Task to carry out:
Transcribe the stretch of entries below from the line with "Output the component" through the line with "const tasBlackAlk = [8.35, 8.72, 8.62];", exactly and with both ends included; leave out all other lines.

======

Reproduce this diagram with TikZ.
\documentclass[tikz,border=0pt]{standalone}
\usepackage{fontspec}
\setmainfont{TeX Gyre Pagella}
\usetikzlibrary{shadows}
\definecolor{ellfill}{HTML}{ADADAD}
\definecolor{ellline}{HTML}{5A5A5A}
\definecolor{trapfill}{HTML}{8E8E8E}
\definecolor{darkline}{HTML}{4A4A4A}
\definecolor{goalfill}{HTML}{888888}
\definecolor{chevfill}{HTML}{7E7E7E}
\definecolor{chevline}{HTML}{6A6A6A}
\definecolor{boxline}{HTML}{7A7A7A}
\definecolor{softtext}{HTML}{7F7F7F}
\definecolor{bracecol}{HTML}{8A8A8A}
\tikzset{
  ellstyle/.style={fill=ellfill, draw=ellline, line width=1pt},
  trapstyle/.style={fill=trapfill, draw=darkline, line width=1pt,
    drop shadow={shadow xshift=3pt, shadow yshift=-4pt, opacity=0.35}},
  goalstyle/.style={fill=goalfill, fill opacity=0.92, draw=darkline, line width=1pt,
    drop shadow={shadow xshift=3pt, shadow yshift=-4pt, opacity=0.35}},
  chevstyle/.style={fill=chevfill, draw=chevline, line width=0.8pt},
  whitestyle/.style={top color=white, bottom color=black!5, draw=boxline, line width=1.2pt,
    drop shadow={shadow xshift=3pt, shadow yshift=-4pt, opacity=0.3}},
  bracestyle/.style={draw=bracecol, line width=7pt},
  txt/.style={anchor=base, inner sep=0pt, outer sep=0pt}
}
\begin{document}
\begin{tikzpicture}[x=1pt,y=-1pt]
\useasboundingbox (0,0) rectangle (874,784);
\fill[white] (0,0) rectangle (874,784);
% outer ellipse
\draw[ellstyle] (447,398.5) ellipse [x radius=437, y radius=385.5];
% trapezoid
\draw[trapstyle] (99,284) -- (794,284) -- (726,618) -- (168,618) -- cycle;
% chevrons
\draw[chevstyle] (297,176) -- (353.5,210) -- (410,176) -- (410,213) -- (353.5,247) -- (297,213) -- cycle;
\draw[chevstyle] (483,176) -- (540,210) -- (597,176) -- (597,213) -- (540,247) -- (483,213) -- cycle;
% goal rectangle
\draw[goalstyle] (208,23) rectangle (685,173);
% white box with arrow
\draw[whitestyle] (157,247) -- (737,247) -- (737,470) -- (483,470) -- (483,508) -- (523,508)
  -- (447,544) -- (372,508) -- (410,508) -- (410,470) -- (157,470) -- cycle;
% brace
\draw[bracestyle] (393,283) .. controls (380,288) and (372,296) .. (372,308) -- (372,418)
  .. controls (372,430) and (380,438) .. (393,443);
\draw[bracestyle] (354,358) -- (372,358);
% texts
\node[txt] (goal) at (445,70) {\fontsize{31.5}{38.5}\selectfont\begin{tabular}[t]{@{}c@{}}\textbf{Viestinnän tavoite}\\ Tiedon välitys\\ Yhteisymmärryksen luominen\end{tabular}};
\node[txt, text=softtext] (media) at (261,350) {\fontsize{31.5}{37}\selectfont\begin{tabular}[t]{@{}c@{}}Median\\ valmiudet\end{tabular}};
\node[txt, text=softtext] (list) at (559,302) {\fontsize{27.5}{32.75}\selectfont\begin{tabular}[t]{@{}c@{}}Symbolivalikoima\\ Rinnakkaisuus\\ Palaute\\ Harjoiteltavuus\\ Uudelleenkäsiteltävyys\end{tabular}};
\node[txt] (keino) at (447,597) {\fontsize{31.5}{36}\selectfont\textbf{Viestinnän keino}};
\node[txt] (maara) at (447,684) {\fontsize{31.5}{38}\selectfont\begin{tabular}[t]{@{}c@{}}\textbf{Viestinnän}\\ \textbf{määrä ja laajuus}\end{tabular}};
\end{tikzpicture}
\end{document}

======

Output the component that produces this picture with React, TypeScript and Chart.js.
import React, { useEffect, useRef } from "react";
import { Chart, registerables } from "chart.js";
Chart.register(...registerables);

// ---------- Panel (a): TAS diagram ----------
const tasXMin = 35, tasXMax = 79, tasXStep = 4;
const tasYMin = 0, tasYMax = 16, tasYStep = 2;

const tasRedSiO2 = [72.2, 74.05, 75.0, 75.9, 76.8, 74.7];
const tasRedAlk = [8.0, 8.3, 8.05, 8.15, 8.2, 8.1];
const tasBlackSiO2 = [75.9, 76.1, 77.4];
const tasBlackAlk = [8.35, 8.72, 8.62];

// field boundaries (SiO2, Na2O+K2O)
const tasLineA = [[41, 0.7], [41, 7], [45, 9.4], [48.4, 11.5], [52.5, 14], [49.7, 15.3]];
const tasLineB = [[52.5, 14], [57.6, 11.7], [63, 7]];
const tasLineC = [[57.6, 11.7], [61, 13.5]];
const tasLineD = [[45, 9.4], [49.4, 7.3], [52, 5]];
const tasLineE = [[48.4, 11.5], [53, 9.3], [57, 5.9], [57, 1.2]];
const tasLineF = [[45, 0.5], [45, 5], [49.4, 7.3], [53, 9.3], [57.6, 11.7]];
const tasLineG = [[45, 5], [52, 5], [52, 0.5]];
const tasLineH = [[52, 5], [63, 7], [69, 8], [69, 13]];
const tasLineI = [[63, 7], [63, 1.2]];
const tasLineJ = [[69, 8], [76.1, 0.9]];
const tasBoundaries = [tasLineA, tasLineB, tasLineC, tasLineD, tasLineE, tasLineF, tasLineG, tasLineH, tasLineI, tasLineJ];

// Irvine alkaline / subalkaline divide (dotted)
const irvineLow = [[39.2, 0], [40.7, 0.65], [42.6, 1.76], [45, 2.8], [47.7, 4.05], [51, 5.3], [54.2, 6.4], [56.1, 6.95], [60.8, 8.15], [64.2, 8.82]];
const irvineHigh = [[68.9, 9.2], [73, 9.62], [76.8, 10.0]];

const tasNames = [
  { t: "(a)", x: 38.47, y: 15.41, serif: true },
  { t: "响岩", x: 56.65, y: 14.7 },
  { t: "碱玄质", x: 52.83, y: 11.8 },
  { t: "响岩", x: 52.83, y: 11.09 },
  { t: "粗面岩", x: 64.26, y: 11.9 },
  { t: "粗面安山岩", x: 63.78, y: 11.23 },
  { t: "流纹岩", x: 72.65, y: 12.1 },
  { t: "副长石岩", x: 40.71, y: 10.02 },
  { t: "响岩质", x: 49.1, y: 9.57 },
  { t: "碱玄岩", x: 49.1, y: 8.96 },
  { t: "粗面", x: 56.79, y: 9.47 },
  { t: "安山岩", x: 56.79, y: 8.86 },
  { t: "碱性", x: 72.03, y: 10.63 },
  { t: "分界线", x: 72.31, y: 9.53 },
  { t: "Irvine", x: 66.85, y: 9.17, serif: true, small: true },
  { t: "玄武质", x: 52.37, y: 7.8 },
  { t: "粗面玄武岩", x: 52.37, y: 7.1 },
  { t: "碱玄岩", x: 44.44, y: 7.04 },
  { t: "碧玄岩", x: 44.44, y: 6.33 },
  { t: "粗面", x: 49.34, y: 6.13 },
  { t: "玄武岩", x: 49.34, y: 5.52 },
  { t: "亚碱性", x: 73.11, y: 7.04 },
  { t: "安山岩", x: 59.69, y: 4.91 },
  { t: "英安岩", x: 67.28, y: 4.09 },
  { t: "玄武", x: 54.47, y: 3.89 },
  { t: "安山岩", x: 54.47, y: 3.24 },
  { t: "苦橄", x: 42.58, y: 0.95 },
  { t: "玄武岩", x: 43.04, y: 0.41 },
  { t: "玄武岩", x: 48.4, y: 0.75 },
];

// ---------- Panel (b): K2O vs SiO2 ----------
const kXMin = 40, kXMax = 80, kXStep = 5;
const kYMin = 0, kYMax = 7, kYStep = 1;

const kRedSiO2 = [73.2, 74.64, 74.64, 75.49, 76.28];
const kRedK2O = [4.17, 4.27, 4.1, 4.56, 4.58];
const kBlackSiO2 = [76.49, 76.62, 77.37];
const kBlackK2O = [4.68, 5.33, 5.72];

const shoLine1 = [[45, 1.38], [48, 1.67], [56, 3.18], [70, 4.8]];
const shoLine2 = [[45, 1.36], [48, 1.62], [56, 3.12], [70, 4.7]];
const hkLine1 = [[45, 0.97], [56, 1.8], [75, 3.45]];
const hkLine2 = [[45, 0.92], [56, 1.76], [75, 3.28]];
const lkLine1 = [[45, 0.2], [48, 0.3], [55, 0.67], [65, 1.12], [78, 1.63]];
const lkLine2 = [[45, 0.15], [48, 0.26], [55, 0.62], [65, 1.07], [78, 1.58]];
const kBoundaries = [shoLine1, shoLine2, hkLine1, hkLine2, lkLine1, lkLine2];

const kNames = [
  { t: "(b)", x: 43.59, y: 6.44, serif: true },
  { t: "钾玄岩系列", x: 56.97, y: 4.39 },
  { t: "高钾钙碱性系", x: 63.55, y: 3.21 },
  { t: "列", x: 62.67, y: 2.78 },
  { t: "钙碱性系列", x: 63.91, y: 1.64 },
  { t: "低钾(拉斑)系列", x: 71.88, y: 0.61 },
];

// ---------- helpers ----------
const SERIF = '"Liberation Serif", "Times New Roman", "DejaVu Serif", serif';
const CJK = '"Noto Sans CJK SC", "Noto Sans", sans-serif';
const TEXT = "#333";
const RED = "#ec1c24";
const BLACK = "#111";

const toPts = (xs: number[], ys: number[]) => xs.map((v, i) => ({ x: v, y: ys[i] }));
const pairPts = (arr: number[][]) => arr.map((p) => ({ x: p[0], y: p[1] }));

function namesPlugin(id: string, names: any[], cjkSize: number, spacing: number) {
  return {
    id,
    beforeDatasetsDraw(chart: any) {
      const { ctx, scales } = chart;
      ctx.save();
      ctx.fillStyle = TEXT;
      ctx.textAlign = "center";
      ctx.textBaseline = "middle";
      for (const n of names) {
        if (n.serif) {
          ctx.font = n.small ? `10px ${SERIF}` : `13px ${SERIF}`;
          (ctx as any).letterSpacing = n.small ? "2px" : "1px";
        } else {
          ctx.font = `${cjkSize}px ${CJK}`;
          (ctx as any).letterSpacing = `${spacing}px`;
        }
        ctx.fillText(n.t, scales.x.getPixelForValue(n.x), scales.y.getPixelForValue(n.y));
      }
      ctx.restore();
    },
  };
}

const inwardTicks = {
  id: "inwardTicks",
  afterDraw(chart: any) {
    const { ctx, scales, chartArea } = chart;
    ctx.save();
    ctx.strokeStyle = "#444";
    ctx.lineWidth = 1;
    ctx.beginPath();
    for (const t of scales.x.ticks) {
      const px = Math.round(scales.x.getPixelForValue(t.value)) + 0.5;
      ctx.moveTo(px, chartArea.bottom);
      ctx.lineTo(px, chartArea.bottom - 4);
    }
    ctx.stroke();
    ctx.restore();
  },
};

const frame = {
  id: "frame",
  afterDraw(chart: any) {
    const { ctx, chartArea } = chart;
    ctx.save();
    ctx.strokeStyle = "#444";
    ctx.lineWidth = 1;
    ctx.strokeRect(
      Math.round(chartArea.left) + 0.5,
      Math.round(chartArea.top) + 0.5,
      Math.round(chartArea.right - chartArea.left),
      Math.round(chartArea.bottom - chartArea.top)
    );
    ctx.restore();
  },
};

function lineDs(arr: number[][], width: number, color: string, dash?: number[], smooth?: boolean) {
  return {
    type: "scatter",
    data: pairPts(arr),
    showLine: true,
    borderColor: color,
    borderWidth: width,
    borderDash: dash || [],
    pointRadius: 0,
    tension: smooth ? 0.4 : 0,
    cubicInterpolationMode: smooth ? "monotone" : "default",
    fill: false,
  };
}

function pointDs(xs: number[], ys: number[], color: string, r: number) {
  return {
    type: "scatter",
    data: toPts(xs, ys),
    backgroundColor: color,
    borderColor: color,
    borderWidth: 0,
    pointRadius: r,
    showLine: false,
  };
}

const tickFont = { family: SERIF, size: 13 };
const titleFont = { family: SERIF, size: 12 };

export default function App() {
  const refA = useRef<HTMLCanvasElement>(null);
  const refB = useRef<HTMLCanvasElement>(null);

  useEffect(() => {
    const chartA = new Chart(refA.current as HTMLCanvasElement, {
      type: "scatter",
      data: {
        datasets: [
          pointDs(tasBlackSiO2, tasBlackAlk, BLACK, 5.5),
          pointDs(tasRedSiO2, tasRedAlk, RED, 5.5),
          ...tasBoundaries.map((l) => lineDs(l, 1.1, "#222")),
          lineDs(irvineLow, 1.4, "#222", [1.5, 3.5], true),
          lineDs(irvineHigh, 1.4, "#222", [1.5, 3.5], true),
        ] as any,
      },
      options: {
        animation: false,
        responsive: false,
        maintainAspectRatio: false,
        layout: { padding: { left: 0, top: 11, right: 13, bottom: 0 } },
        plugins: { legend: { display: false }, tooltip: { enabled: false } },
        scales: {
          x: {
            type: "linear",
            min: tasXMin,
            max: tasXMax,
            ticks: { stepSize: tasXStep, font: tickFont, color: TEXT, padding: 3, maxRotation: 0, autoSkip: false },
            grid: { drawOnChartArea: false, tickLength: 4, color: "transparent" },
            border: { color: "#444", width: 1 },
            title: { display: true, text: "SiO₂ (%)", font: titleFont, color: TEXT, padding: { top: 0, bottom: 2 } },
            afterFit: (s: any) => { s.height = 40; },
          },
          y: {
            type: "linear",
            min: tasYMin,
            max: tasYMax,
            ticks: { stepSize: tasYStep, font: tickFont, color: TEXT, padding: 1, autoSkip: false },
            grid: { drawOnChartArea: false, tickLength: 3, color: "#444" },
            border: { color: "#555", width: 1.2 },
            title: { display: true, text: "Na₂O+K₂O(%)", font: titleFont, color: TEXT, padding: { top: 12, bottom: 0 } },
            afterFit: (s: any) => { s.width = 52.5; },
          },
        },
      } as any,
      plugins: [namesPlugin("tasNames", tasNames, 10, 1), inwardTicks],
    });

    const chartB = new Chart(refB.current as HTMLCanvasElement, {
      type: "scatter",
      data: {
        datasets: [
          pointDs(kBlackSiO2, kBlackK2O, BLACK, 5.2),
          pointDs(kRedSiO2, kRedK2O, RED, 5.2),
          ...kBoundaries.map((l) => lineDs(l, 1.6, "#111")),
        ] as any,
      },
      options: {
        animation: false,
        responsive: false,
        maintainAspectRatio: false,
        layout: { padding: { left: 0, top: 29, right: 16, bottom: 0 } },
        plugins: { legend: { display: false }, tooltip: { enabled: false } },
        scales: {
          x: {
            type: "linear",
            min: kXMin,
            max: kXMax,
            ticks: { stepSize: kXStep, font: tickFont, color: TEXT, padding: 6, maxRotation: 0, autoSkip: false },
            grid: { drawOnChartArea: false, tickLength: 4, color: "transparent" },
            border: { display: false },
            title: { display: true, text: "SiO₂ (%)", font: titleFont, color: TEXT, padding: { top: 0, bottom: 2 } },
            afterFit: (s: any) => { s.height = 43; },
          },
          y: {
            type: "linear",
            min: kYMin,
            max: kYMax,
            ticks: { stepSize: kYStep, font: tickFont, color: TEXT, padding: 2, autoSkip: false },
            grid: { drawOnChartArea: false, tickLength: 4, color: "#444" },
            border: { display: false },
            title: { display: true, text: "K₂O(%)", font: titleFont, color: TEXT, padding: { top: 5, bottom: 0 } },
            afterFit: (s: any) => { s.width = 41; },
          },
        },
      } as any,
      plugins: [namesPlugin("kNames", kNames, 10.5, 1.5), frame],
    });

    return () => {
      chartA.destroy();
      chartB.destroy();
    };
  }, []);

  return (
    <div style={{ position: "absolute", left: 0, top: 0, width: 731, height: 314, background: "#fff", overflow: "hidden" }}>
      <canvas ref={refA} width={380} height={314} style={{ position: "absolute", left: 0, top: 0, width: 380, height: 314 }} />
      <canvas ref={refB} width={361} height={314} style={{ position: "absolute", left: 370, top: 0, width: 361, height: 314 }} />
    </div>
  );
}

======

Solution for this exercise:
Output the component that produces this picture with React, TypeScript and Chart.js.
import React, { useEffect, useRef } from "react";
import { Chart, registerables } from "chart.js";
Chart.register(...registerables);

// ---------- Panel (a): TAS diagram ----------
const tasXMin = 35, tasXMax = 79, tasXStep = 4;
const tasYMin = 0, tasYMax = 16, tasYStep = 2;

const tasRedSiO2 = [72.2, 74.05, 75.0, 75.9, 76.8, 74.7];
const tasRedAlk = [8.0, 8.3, 8.05, 8.15, 8.2, 8.1];
const tasBlackSiO2 = [75.9, 76.1, 77.4];
const tasBlackAlk = [8.35, 8.72, 8.62];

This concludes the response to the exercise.